### Goal of the exercise
Every record below should be written out exactly; pictures stay out.

### Dataset records
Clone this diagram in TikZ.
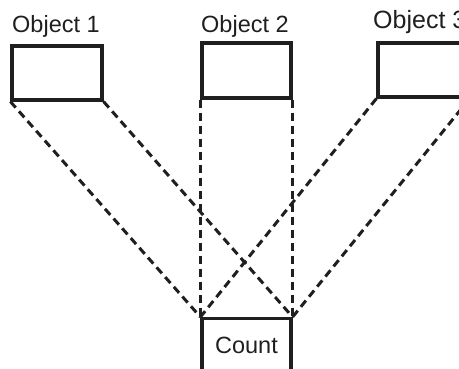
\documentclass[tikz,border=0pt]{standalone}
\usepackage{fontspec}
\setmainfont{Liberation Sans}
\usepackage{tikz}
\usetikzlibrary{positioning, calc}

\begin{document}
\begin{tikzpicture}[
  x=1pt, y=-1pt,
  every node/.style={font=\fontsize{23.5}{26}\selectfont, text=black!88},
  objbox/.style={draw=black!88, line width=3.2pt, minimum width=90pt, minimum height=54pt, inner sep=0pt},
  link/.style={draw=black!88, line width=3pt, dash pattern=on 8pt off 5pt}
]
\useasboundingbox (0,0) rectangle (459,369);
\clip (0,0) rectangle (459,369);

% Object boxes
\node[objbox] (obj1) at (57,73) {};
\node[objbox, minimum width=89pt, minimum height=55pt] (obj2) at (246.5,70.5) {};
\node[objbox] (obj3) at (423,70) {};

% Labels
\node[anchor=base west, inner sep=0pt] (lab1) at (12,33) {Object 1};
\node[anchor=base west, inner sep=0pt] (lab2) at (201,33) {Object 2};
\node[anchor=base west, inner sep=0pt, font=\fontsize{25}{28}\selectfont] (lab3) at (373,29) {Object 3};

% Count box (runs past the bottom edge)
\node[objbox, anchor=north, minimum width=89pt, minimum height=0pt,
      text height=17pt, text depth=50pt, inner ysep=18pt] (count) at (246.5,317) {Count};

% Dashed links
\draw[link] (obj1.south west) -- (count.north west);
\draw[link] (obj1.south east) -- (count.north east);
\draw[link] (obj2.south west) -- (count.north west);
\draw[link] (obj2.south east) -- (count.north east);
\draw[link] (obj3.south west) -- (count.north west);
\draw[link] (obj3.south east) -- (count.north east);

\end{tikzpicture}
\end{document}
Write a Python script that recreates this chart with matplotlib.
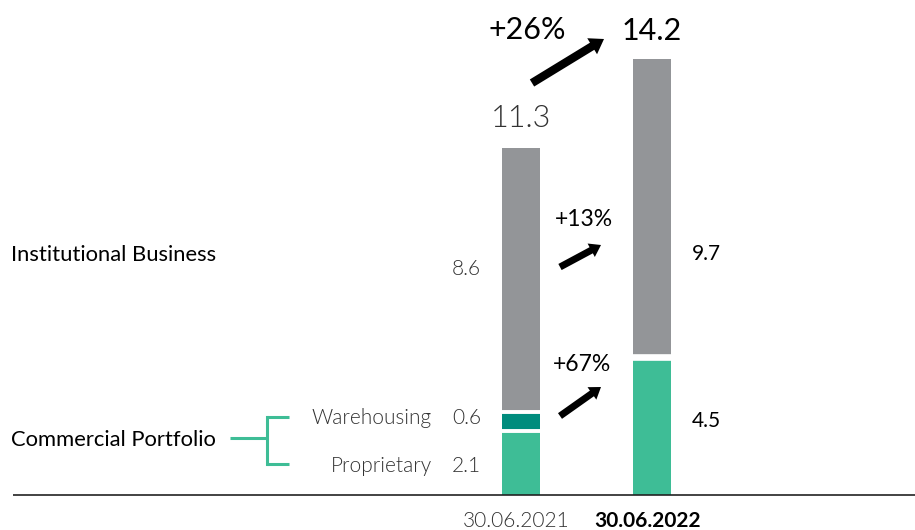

### Written solution
Clone this diagram in TikZ.
\documentclass[tikz,border=0pt]{standalone}
\usepackage{fontspec}
\setmainfont{Liberation Sans}
\usepackage{tikz}
\usetikzlibrary{positioning, calc}

\begin{document}
\begin{tikzpicture}[
  x=1pt, y=-1pt,
  every node/.style={font=\fontsize{23.5}{26}\selectfont, text=black!88},
  objbox/.style={draw=black!88, line width=3.2pt, minimum width=90pt, minimum height=54pt, inner sep=0pt},
  link/.style={draw=black!88, line width=3pt, dash pattern=on 8pt off 5pt}
]
\useasboundingbox (0,0) rectangle (459,369);
\clip (0,0) rectangle (459,369);

% Object boxes
\node[objbox] (obj1) at (57,73) {};
\node[objbox, minimum width=89pt, minimum height=55pt] (obj2) at (246.5,70.5) {};
\node[objbox] (obj3) at (423,70) {};

% Labels
\node[anchor=base west, inner sep=0pt] (lab1) at (12,33) {Object 1};
\node[anchor=base west, inner sep=0pt] (lab2) at (201,33) {Object 2};
\node[anchor=base west, inner sep=0pt, font=\fontsize{25}{28}\selectfont] (lab3) at (373,29) {Object 3};

% Count box (runs past the bottom edge)
\node[objbox, anchor=north, minimum width=89pt, minimum height=0pt,
      text height=17pt, text depth=50pt, inner ysep=18pt] (count) at (246.5,317) {Count};

% Dashed links
\draw[link] (obj1.south west) -- (count.north west);
\draw[link] (obj1.south east) -- (count.north east);
\draw[link] (obj2.south west) -- (count.north west);
\draw[link] (obj2.south east) -- (count.north east);
\draw[link] (obj3.south west) -- (count.north west);
\draw[link] (obj3.south east) -- (count.north east);

\end{tikzpicture}
\end{document}
Write a Python script that recreates this chart with matplotlib.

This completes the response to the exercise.